▸ **Source excerpt**
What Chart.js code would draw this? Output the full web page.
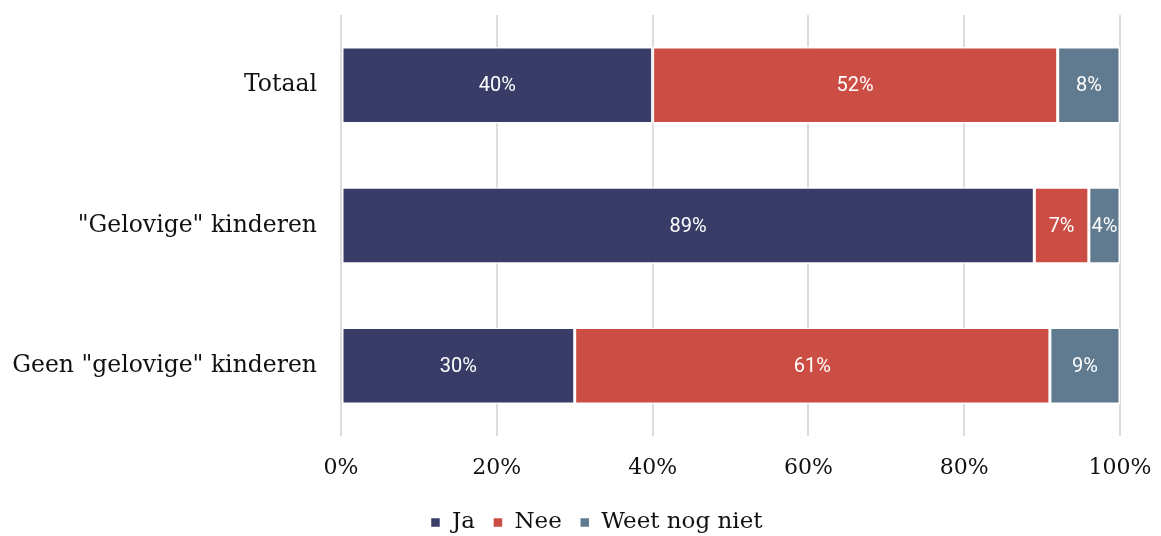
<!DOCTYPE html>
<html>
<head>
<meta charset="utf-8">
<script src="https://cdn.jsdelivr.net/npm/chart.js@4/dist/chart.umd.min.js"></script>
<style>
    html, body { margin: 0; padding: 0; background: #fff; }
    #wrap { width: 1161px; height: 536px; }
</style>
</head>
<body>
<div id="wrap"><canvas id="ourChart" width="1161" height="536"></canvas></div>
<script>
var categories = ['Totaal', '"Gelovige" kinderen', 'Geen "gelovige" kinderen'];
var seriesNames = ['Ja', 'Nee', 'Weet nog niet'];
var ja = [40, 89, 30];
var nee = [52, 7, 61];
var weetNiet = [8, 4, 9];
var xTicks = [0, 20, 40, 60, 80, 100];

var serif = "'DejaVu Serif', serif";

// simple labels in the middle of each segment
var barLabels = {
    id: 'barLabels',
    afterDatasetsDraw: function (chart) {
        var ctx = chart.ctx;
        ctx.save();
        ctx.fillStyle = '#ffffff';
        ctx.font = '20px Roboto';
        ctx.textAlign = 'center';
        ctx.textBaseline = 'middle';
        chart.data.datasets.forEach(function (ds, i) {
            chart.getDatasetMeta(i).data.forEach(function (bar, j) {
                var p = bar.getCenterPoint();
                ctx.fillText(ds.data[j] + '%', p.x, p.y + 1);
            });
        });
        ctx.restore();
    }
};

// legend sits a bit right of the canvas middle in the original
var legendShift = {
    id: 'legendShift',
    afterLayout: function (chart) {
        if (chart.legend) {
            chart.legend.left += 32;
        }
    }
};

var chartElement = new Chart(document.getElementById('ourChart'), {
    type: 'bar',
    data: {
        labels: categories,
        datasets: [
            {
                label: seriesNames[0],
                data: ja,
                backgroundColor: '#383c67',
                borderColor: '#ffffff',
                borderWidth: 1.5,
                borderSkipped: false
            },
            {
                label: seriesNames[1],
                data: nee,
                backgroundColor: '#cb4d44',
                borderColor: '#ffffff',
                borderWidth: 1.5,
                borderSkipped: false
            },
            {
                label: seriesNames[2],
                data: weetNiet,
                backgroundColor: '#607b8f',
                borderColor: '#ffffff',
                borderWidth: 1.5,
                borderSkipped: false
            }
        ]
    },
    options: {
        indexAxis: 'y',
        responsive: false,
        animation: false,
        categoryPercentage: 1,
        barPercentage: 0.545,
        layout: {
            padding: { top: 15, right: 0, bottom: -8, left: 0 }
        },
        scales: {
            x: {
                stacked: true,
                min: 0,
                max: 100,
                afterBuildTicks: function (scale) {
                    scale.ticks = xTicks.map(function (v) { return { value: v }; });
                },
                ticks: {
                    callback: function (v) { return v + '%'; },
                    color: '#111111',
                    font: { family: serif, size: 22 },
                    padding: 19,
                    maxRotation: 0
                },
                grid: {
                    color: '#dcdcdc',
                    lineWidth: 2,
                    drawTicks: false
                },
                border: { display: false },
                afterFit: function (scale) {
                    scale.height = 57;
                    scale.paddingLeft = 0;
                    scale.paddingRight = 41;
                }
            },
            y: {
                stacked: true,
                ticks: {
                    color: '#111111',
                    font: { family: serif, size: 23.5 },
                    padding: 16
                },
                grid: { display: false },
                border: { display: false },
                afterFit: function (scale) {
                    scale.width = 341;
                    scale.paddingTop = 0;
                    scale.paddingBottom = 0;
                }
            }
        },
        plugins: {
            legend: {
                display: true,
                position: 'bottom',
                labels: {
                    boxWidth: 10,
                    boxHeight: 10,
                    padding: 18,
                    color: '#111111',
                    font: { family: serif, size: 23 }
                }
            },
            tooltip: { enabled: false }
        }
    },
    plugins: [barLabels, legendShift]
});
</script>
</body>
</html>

▸ **What the task asks**
Repeat all of the data above word for word, minus the pictures.

▸ **Result of the exercise**
What Chart.js code would draw this? Output the full web page.
<!DOCTYPE html>
<html>
<head>
<meta charset="utf-8">
<script src="https://cdn.jsdelivr.net/npm/chart.js@4/dist/chart.umd.min.js"></script>
<style>
    html, body { margin: 0; padding: 0; background: #fff; }
    #wrap { width: 1161px; height: 536px; }
</style>
</head>
<body>
<div id="wrap"><canvas id="ourChart" width="1161" height="536"></canvas></div>
<script>
var categories = ['Totaal', '"Gelovige" kinderen', 'Geen "gelovige" kinderen'];
var seriesNames = ['Ja', 'Nee', 'Weet nog niet'];
var ja = [40, 89, 30];
var nee = [52, 7, 61];
var weetNiet = [8, 4, 9];
var xTicks = [0, 20, 40, 60, 80, 100];

var serif = "'DejaVu Serif', serif";

// simple labels in the middle of each segment
var barLabels = {
    id: 'barLabels',
    afterDatasetsDraw: function (chart) {
        var ctx = chart.ctx;
        ctx.save();
        ctx.fillStyle = '#ffffff';
        ctx.font = '20px Roboto';
        ctx.textAlign = 'center';
        ctx.textBaseline = 'middle';
        chart.data.datasets.forEach(function (ds, i) {
            chart.getDatasetMeta(i).data.forEach(function (bar, j) {
                var p = bar.getCenterPoint();
                ctx.fillText(ds.data[j] + '%', p.x, p.y + 1);
            });
        });
        ctx.restore();
    }
};

// legend sits a bit right of the canvas middle in the original
var legendShift = {
    id: 'legendShift',
    afterLayout: function (chart) {
        if (chart.legend) {
            chart.legend.left += 32;
        }
    }
};

var chartElement = new Chart(document.getElementById('ourChart'), {
    type: 'bar',
    data: {
        labels: categories,
        datasets: [
            {
                label: seriesNames[0],
                data: ja,
                backgroundColor: '#383c67',
                borderColor: '#ffffff',
                borderWidth: 1.5,
                borderSkipped: false
            },
            {
                label: seriesNames[1],
                data: nee,
                backgroundColor: '#cb4d44',
                borderColor: '#ffffff',
                borderWidth: 1.5,
                borderSkipped: false
            },
            {
                label: seriesNames[2],
                data: weetNiet,
                backgroundColor: '#607b8f',
                borderColor: '#ffffff',
                borderWidth: 1.5,
                borderSkipped: false
            }
        ]
    },
    options: {
        indexAxis: 'y',
        responsive: false,
        animation: false,
        categoryPercentage: 1,
        barPercentage: 0.545,
        layout: {
            padding: { top: 15, right: 0, bottom: -8, left: 0 }
        },
        scales: {
            x: {
                stacked: true,
                min: 0,
                max: 100,
                afterBuildTicks: function (scale) {
                    scale.ticks = xTicks.map(function (v) { return { value: v }; });
                },
                ticks: {
                    callback: function (v) { return v + '%'; },
                    color: '#111111',
                    font: { family: serif, size: 22 },
                    padding: 19,
                    maxRotation: 0
                },
                grid: {
                    color: '#dcdcdc',
                    lineWidth: 2,
                    drawTicks: false
                },
                border: { display: false },
                afterFit: function (scale) {
                    scale.height = 57;
                    scale.paddingLeft = 0;
                    scale.paddingRight = 41;
                }
            },
            y: {
                stacked: true,
                ticks: {
                    color: '#111111',
                    font: { family: serif, size: 23.5 },
                    padding: 16
                },
                grid: { display: false },
                border: { display: false },
                afterFit: function (scale) {
                    scale.width = 341;
                    scale.paddingTop = 0;
                    scale.paddingBottom = 0;
                }
            }
        },
        plugins: {
            legend: {
                display: true,
                position: 'bottom',
                labels: {
                    boxWidth: 10,
                    boxHeight: 10,
                    padding: 18,
                    color: '#111111',
                    font: { family: serif, size: 23 }
                }
            },
            tooltip: { enabled: false }
        }
    },
    plugins: [barLabels, legendShift]
});
</script>
</body>
</html>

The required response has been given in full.